国内最大の草食獣、エゾシカが関係する交通事故が右肩上がりに増えている。北海道警が2月に公表した調査結果によると、令和2年は年間3511件発生し、過去最多を4年連続で更新した。エゾシカは北海道に生息し、本州のシカと比べて体が大きい。雄の成獣は体重が130キロにもなり、ぶつかると車が大きな損傷を被る恐れがある。もしも衝突したら、車の修理費はいくら?(寺田理恵)
目安は車両保険支払額
「エゾシカは急に飛び出します!」「交通ルールを知りません」。国土交通省や警察など関係機関が事故防止を呼びかける際、車の修理費の目安として使われる数字が車両保険の平均支払額だ。
車両保険は自分の車の修理費などが補償される保険。エゾシカなど野生動物との衝突のような単独事故をカバーするタイプもある。日本損害保険協会の北海道支部が1月29日に公表したエゾシカとの衝突事故に関する令和2年の調査結果によると、車両保険平均支払額は54・4万円だった。
調査は同支部が事故防止の啓発に役立てようと、エゾシカとの衝突事故が多発する10~11月を対象期間として、報告があった9社分を集計。修理費の多寡は車の損傷度合いに左右され、保険金支払額の最高は593万円、最低は9千円だった。
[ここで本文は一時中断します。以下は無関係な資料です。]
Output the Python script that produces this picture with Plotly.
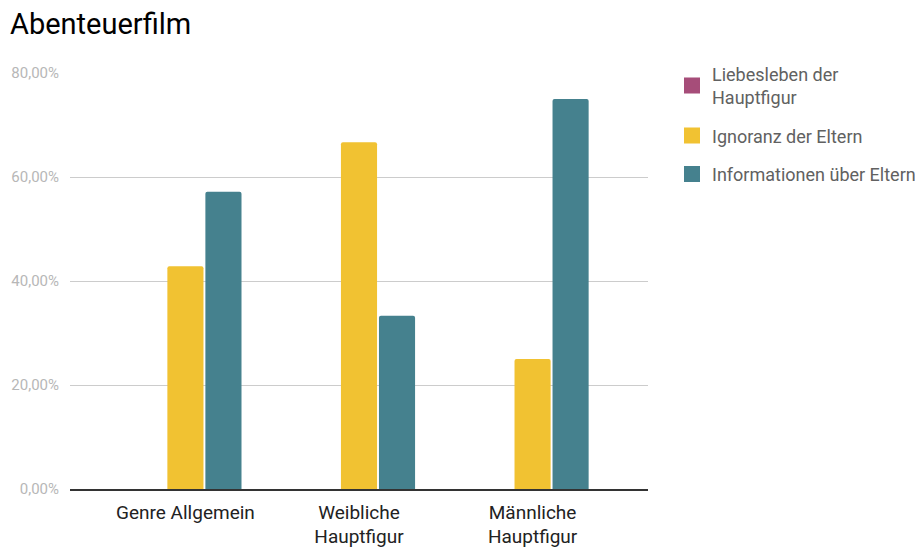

対象期間中のエゾシカとの衝突事故の車両保険支払件数は517件で、支払額の合計は2億8107万円に上った。
修理費高額化の傾向
調査は毎年10~12月に実施され、平均支払額は令和元年に51・4万円、平成30年に48・2万円と増加傾向がみられた。「最近は車にセンサーが搭載されるようになっている」(同支部)ため、修理費が高額になる傾向があるという。